If you are weighing whether the project is a survey, form, poll, or registration, the survey vs form distinction can prevent unnecessary questions.
FAQ
How long should surveys be?
Most feedback surveys should be 3–10 questions and take about 1–5 minutes. Deeper surveys can be longer, but they should usually stay under about 10 minutes.
Is five questions enough?
Yes, five questions is enough for a useful short customer survey when the goal is narrow. A strong five-question survey can include one rating, two specific follow-ups, one segmentation question, and one optional comment.
Are ten survey questions too many?
Ten survey questions are not too many if they are simple, relevant, and mostly closed-ended. Ten becomes too many when several questions require writing or repeat the same rating pattern.
How many open-ended questions work?
One or two open-ended questions work for most feedback surveys. More than that can reduce completion because text answers require more effort.
What is a pulse survey?
A pulse survey is a very short survey used to measure quick sentiment or track a trend over time.
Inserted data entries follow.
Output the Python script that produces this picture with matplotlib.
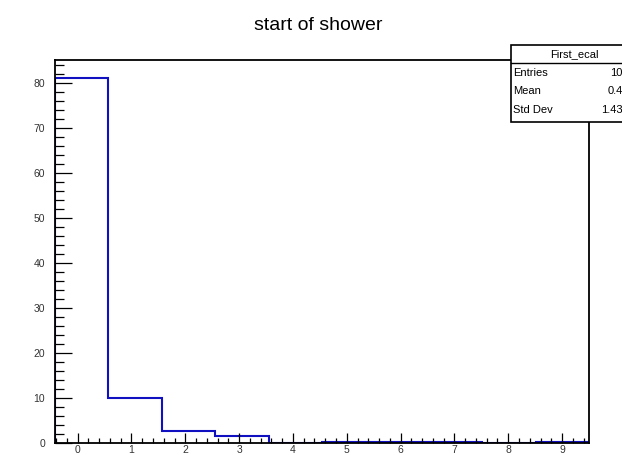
import numpy as np
import matplotlib
matplotlib.use('Agg')
import matplotlib.pyplot as plt
from matplotlib.ticker import MultipleLocator
from matplotlib.patches import Rectangle

# histogram of the first ecal layer where the shower starts
bin_lo = -0.42
bin_hi = 9.5
counts = [81, 10, 2.6, 1.5, 0, 0.3, 0.3, 0.3, 0, 0.3]
hist_name = 'First_ecal'
stat_labels = ['Entries', 'Mean', 'Std Dev']
stat_values = ['100', '0.49', '1.439']

plt.rcParams['font.family'] = ['Liberation Sans', 'DejaVu Sans']

W, H = 622, 455
fig = plt.figure(figsize=(W / 100, H / 100), dpi=100)
ax = fig.add_axes([55 / W, 1 - 443 / H, (589 - 55) / W, (443 - 60) / H])

edges = np.linspace(bin_lo, bin_hi, len(counts) + 1)
ax.stairs(counts, edges, color='#1010c0', linewidth=1.5, zorder=1)

ax.set_xlim(bin_lo, bin_hi)
ax.set_ylim(0, max(counts) * 1.05)

ax.xaxis.set_major_locator(MultipleLocator(1))
ax.xaxis.set_minor_locator(MultipleLocator(0.2))
ax.yaxis.set_major_locator(MultipleLocator(10))
ax.yaxis.set_minor_locator(MultipleLocator(2))

for s in ax.spines.values():
    s.set_linewidth(1.3)
    s.set_zorder(3)

ax.tick_params(axis='x', which='major', direction='in', length=7.2, width=0.9,
               labelsize=7.5, pad=1.5, labelcolor='#333333')
ax.tick_params(axis='x', which='minor', direction='in', length=3.6, width=0.9)
ax.tick_params(axis='y', which='major', direction='in', length=12.2, width=0.9,
               labelsize=7.5, pad=7, labelcolor='#333333')
ax.tick_params(axis='y', which='minor', direction='in', length=6.3, width=0.9)

fig.text(318 / W, 1 - 25 / H, 'start of shower', ha='center', va='center', fontsize=14)

# stats box in the top right corner
bx0, bx1 = 511, 637
by0, by1, bhead = 45, 122, 63
box = Rectangle((bx0 / W, 1 - by1 / H), (bx1 - bx0) / W, (by1 - by0) / H,
                transform=fig.transFigure, facecolor='white', edgecolor='black',
                linewidth=1.2, zorder=5)
fig.add_artist(box)
fig.add_artist(plt.Line2D([bx0 / W, bx1 / W], [1 - bhead / H, 1 - bhead / H],
                          transform=fig.transFigure, color='black', linewidth=1.0, zorder=6))
fig.text((bx0 + bx1) / 2 / W, 1 - 54 / H, hist_name, ha='center', va='center',
         fontsize=8, zorder=7)
for i, (lab, val) in enumerate(zip(stat_labels, stat_values)):
    yy = 1 - (73 + 18.5 * i) / H
    fig.text(513 / W, yy, lab, ha='left', va='center', fontsize=8, zorder=7)
    fig.text(629 / W, yy, val, ha='right', va='center', fontsize=8, zorder=7)

fig.savefig('out.png', dpi=100)
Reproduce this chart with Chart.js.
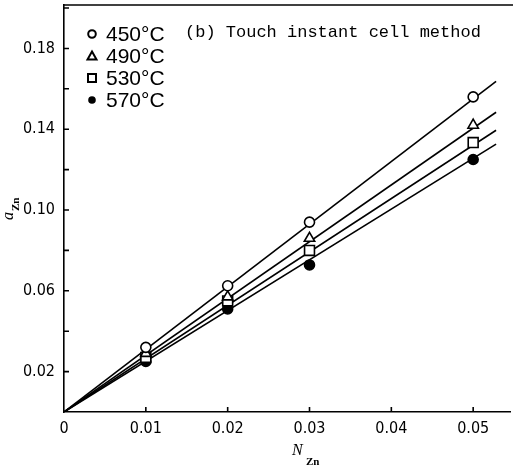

It usually has 1–3 questions.
Do longer surveys get fewer responses?
Yes, longer surveys usually get fewer completed responses. Pew found completion rates dropped from 83% for 1–3 questions to 65% for 11–15 questions.
How many questions for CSAT?
A CSAT survey can be 2–3 questions. Use one satisfaction rating, one optional reason, and one follow-up question if you need contact permission.
How many questions for event feedback?
Event feedback surveys usually work well at 3–5 questions. Include ratings for the venue, content, and organization, plus one optional comment prompt.